Source: Cinema Treasures
Opened in 1928 as a legitimate playhouse, the Wilson Theatre once sat over 2000. Designed by William Kapp in a stunning blend of Spanish Renaissance and Art Deco, the Wilson cost nearly $3 million to construct. Its facade was strictly Art Deco, complete with multicolored terra cotta. The interior was even more ornate, complete with marble columns, wrought-iron railings, brass fixtures, mahogany paneling, and masks representing comedy and drama by Italian sculptor Corrado Parducci. The Wilson was immediately acclaimed for its perfect acoustics and clear sight lines.
Though primarily a legitimate theater, the Wilson did have then-cutting edge projection equipment installed before it opened, and did screen a film 'These Thirty Years' on its opening night. In 1941, the Wilson was one of just fourteen theaters nation-wide to screen Disney's 'Fantasia' in Fantasound, an early use of stereo sound. In 1945, the Wilson closed, and was purchased by the Detroit Symphony Orchestra. It was renamed the Music Hall.
In 1949, the orchestra vacated the theater and it remained closed until 1953, when Mervyn Gaskin reopened it as a venue for Cinerama films. A 64 foot-tall screen was installed. The Music Hall was only the second Cinerama theater in the world, and supposedly the most successful as well, playing to packed houses for years. In 1964, 70mm equipment was installed for the premier of 'It's a Mad, Mad, Mad, Mad World'.
In 1966, after closing a year for remodeling, the Music Hall reopened again, this time showing second-run films, until closing once more in 1970. In 1973, the Kresge Foundation purchased the Music Hall and renamed it the Music Hall Center for the Performing Arts. It received a $5 million renovation to return the interior to its 1928 appearance. In 1977, it was named to the National Register of Historic Places. The Music Hall has continued to receive renovations over the years, and is today one of Detroit's most magnificent venues to see concerts and other events.
Source: Michigans Historic Sites Online
Originally called the Wilson Theatre, this building was completed in 1928 with funds provided by Matilda Wilson (Mrs. Alfred G.). William E. Kapp of Smith, Hinchman & Grylls, an architectural firm whose works dominated the citys skyline of the 1920s, designed this Art Deco-style edifice. Terra cotta Greek masks adorn the exterior, and elaborate molded plaster and stenciling complement the interior. The theaters purpose of offering legitimate productions was initially fulfilled, but during the Depression its lights dimmed except for sporadic occasions.
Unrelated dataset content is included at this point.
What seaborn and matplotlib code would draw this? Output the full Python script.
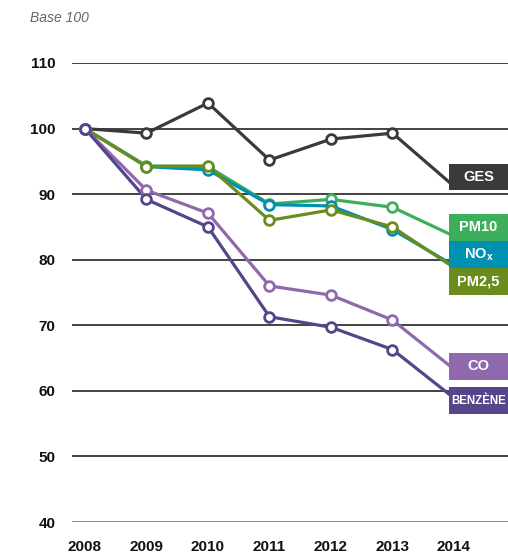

From 1946 to 1949, the Detroit Symphony Orchestra occupied the structure which was renamed Music Hall. Area residents came here in the 1950s and 1960s to see Cinerama and other films. Now the home of the Music Hall Center and the Michigan Opera Theatre, Music Hall is restored to its original use and appearance. The Wilson Theater (Music Hall) is a rectangular, six-story, Art Deco theater with walls of light colored stone. Orange and tan brick is used as ornament and the building is trimmed with colorful mosaic tile. The entrance facade is divided into several bays by wide stone pillars topped by theatrical terra cotta mask figures, and thin pillars separating window bays. The stunning interior, decorated in an elaborate Spanish Renaissance style, seats approximately 1800 guests.
The Music Hall is an outstanding example of careful restoration and one of the finest examples of Art Deco architecture in Detroit. Mathilda Dodge Wilson commissioned William Kapp of the Detroit firm of Smith, Hinchman, & Grylls to design the theater, completed in 1928 at a cost of $1.5 million. The building was constructed as a legitimate theater and originally housed touring Broadway productions in the citys main theater district. In 1946 the name of the building was changed from the Wilson Theater to the Music Hall when the theater became the home of the Detroit Symphony Orchestra. The building was changed into a Cinerama in 1951 and has recently been beautifully restored.